Directive: Extract each line containing the string "matplotlib".

──────── Material provided

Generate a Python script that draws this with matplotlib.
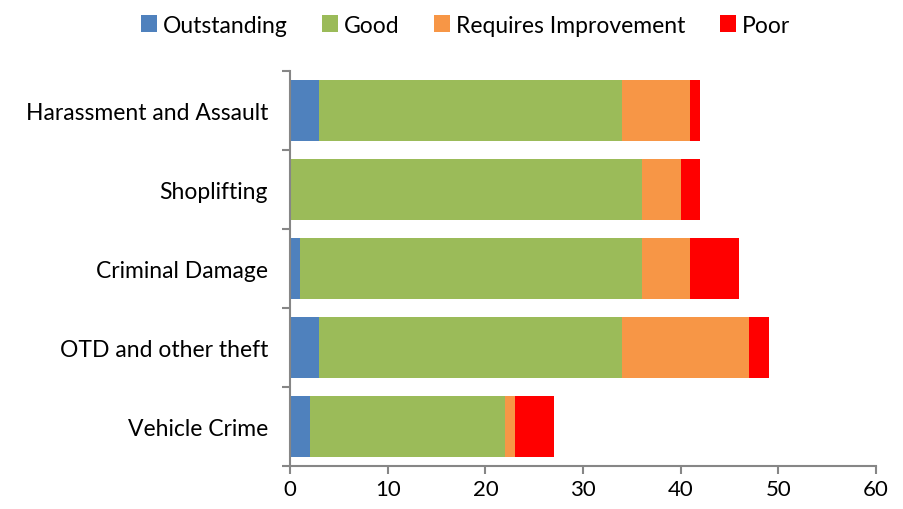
import matplotlib.pyplot as plt
import numpy as np

categories = ['Harassment and Assault', 'Shoplifting', 'Criminal Damage',
              'OTD and other theft', 'Vehicle Crime']
outstanding = [3, 0, 1, 3, 2]
good = [31, 36, 35, 31, 20]
requires_improvement = [7, 4, 5, 13, 1]
poor = [1, 2, 5, 2, 4]

series = [('Outstanding', outstanding, '#4f81bd'),
          ('Good', good, '#9bbb59'),
          ('Requires Improvement', requires_improvement, '#f79646'),
          ('Poor', poor, '#ff0000')]

plt.rcParams['font.family'] = ['Lato', 'DejaVu Sans']

fig = plt.figure(figsize=(9.04, 5.10), dpi=100)
ax = fig.add_axes([0.321, 0.084, 0.648, 0.775])

y = np.arange(len(categories))
left = np.zeros(len(categories))
for name, vals, color in series:
    ax.barh(y, vals, left=left, height=0.78, color=color, label=name)
    left += np.array(vals)

ax.set_ylim(len(categories) - 0.5, -0.5)
ax.set_xlim(0, 60)
ax.set_xticks(range(0, 61, 10))
ax.set_yticks(y)
ax.set_yticklabels(categories)
ax.set_yticks(np.arange(-0.5, len(categories), 1), minor=True)
ax.tick_params(axis='y', which='major', length=0, pad=16, labelsize=16.5)
ax.tick_params(axis='y', which='minor', length=6, color='#868686', width=1.5)
ax.tick_params(axis='x', length=6, color='#868686', width=1.5, labelsize=16)

for s in ['top', 'right']:
    ax.spines[s].set_visible(False)
for s in ['left', 'bottom']:
    ax.spines[s].set_color('#868686')
    ax.spines[s].set_linewidth(1.5)

ax.legend(loc='upper center', bbox_to_anchor=(0.515, 1.01),
          bbox_transform=fig.transFigure, ncol=4, frameon=False, fontsize=16.5,
          handlelength=0.7, handleheight=0.7, handletextpad=0.25, columnspacing=1.5)

fig.savefig('out.png', dpi=100)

────────────────

Complete answer:
Generate a Python script that draws this with matplotlib.
import matplotlib.pyplot as plt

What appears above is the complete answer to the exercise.